J'ai rencontré le diable

Corée du Sud 2010
De Kim Jee-woon
Avec Lee Byung_hun, Choi Min-sik, Oh San-ha

« Deux sœurs », « Le bon, la brute et le cinglé », 2 films antinomiques par excellence, pourtant issus du même et brillant esprit. Kim Jee-woon est décidément de ceux que l’on ne parvient pas à rentrer dans une case. Avec sa troisième œuvre, le cinéaste passionné, va frapper fort, bien décidé à marquer nos esprits et nos rétines, quitte à le faire avec une tâche de sang indélébile.


Le film s'ouvre sur une citation de Nietzsche tirée de Par delà le bien et le mal : "Que celui qui lutte avec des monstres veille à ce que cela ne le transforme pas en monstre. Si tu regardes longtemps au fond de l’abîme, l’abîme aussi regarde au fond de toi.”
A partir de là tout est dit. Et avec cynisme, complaisance, humour et tragédie Kim Jee-woon laissera s’enfoncer ses personnages, illustration parfaite de cette terrible réflexion.

 
Soo-Hyun (Lee Byung-hun) est un agent du gouvernement dont la fiancée vient d’être assassinée. Partit à la recherche de son meurtrier, il découvre que celui-ci (Choi Min-sik) est un psychopathe totalement asocial. Mais alors que sa traque l’amène très vite dans la tanière du tueur, Soon Hyun le relâche. En réalité Soo-Hyun nourrit un autre dessein, harceler le tueur dans son quotidien et lui faire payer chacun de ses actes.

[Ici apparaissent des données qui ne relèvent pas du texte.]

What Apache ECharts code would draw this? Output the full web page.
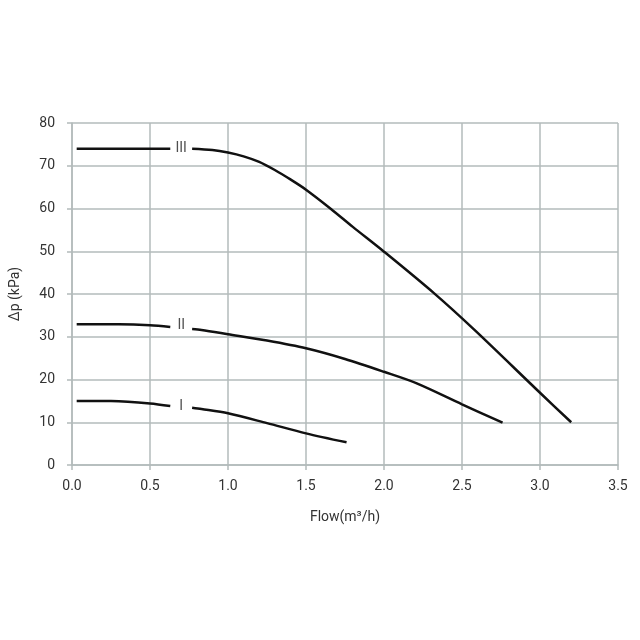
<!DOCTYPE html>
<html>
<head>
<meta charset="utf-8">
<script src="https://cdn.jsdelivr.net/npm/echarts@6/dist/echarts.min.js"></script>
<style>
  html, body { margin: 0; padding: 0; background: #fff; }
  #chart { width: 640px; height: 640px; }
</style>
</head>
<body>
<div id="chart"></div>
<script>
// pump curves, null = gap where the speed label sits
var flowIII = [0.03, 0.35, 0.63, null, 0.77, 0.9, 1.0, 1.1, 1.2, 1.3, 1.4, 1.5, 1.66, 1.8, 2.0, 2.32, 2.58, 3.0, 3.2];
var dpIII   = [74, 74, 74, null, 74, 73.7, 73.1, 72.2, 70.9, 69.0, 66.8, 64.4, 59.9, 55.7, 49.9, 40.2, 31.6, 16.9, 10];

var flowII = [0.03, 0.3, 0.5, 0.63, null, 0.77, 0.83, 1.0, 1.25, 1.5, 1.75, 2.0, 2.21, 2.5, 2.76];
var dpII   = [32.9, 32.9, 32.7, 32.3, null, 31.8, 31.6, 30.6, 29.1, 27.3, 24.8, 21.8, 19.1, 14.2, 9.9];

var flowI = [0.03, 0.25, 0.5, 0.63, null, 0.77, 0.83, 1.0, 1.25, 1.5, 1.76];
var dpI   = [15, 14.95, 14.4, 13.8, null, 13.4, 13.1, 12.1, 9.8, 7.4, 5.3];

var labelNames = ['III', 'II', 'I'];
var labelFlow = [0.7, 0.7, 0.7];
var labelDp = [74, 32.6, 13.8];

function pairs(xs, ys) {
    var out = [];
    for (var i = 0; i < xs.length; i++) {
        out.push(xs[i] == null ? [null, null] : [xs[i], ys[i]]);
    }
    return out;
}

var gridColor = '#b3bbbb';
var textColor = '#333';
var fontFamily = 'Roboto, "DejaVu Sans", sans-serif';

function curve(name, xs, ys) {
    return {
        name: name,
        type: 'line',
        data: pairs(xs, ys),
        smooth: 0.3,
        showSymbol: false,
        connectNulls: false,
        lineStyle: { color: '#111', width: 2.5 },
        z: 3
    };
}

var labelData = [];
for (var i = 0; i < labelNames.length; i++) {
    labelData.push({ name: labelNames[i], value: [labelFlow[i], labelDp[i]] });
}

var myChart = echarts.init(document.getElementById('chart'));
myChart.setOption({
    backgroundColor: '#fff',
    animation: false,
    grid: { left: 70, right: 22, top: 123, bottom: 175 },
    xAxis: {
        type: 'value',
        min: 0,
        max: 3.5,
        interval: 0.5,
        name: 'Flow(m³/h)',
        nameLocation: 'middle',
        nameGap: 45,
        nameTextStyle: { color: textColor, fontSize: 14, fontFamily: fontFamily },
        axisLine: { show: true, lineStyle: { color: gridColor, width: 1.5 } },
        axisTick: { show: true, length: 5, lineStyle: { color: gridColor, width: 1.5 } },
        axisLabel: {
            color: textColor, fontSize: 14, fontFamily: fontFamily, margin: 14,
            formatter: function (v) { return v.toFixed(1); }
        },
        splitLine: { show: true, lineStyle: { color: gridColor, width: 1.5 } }
    },
    yAxis: {
        type: 'value',
        min: 0,
        max: 80,
        interval: 10,
        name: 'Δp (kPa)',
        nameLocation: 'middle',
        nameGap: 50,
        nameRotate: 90,
        nameTextStyle: { color: textColor, fontSize: 14, fontFamily: fontFamily },
        axisLine: { show: true, lineStyle: { color: gridColor, width: 1.5 } },
        axisTick: { show: true, length: 5, lineStyle: { color: gridColor, width: 1.5 } },
        axisLabel: { color: textColor, fontSize: 14, fontFamily: fontFamily, margin: 17 },
        splitLine: { show: true, lineStyle: { color: gridColor, width: 1.5 } }
    },
    series: [
        curve('III', flowIII, dpIII),
        curve('II', flowII, dpII),
        curve('I', flowI, dpI),
        {
            name: 'labels',
            type: 'scatter',
            symbolSize: 1,
            itemStyle: { color: 'rgba(0,0,0,0)' },
            data: labelData,
            label: {
                show: true,
                position: 'inside',
                formatter: '{b}',
                color: '#222',
                fontSize: 14,
                fontFamily: fontFamily
            },
            z: 4
        }
    ]
});
</script>
</body>
</html>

Mais sur ce chemin impossible de la rédemption, Soo-Hyun découvrira à ces dépens (et aux dépend de nombreuses victimes) que la mal véritable n’a pas de conscience et que sa croisade vengeresse pourrait bien lui coûter une partie de son humanité.


Dans cette curieuse vendetta, les connaisseurs apprécieront la confrontation entre deux stars emblématiques du cinéma coréen, Lee Byung-hun (A Bittersweet Life) et Choi Min-Sik (Old Boy) troublant de naturel dans ce rôle d’inhumanité.

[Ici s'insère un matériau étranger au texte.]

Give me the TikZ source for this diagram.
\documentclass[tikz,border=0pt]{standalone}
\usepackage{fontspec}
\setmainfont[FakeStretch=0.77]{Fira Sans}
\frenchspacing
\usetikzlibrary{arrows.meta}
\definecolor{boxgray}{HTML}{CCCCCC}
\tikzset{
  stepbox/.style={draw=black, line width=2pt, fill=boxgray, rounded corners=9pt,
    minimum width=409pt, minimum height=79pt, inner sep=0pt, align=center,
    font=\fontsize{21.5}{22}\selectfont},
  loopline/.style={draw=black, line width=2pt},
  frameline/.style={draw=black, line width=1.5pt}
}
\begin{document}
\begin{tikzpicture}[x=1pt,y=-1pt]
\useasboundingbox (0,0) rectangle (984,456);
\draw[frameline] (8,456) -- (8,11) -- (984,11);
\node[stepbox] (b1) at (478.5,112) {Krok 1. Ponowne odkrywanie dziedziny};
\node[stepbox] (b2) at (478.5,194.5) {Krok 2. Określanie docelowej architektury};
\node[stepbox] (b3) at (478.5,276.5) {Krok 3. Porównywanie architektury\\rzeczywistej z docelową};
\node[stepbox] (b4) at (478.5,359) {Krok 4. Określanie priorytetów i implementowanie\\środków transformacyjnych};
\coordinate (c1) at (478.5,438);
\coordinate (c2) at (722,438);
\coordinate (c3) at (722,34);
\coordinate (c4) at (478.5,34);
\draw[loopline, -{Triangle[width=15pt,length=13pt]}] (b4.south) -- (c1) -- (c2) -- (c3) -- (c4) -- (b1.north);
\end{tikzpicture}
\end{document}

J’ai rencontré le diable suffit à rappeler le « jusqu’au boutisme » du cinéma coréen, un cinéma qui a des tripes (sans mauvais jeux de mots). D’ailleurs j’attends avec impatience la relève avec The Murderer de Na Hong-jin dont je vous parlerai un peu plus bas.

Canular ou film de vengeance ultime ?


Mais au delà l’efficacité glaciale de ce film, cette déshumanisation sanglante me pose laisse quelque peu circonspect… et il me faudra beaucoup de recul pour saisir les intentions profondes de l’auteur. Que ce soit à travers ses envolées très second degré et sa galerie de seconds rôles décadents (le cannibale), ou bien sa relation exagérément misogyne avec les femmes. S’agit-il d’une mise en abime du genre ? Quoiqu’il en soit j’aurai préféré un peu moins de violence, de manière à frustrer les plus pervers.
Alors excès de complaisance ? De cynisme ? Heureusement la détresse dans le regard de Soon-Hyun lorsqu’il comprend son impuissance et l’inutilité de sa démarche, me rappelle dans la douleur et les larmes que «J’ai rencontré le diable» est un film profondément humain.


Sans doute venons-nous d’assister à l’enterrement ultime et brutal du film de vengeance.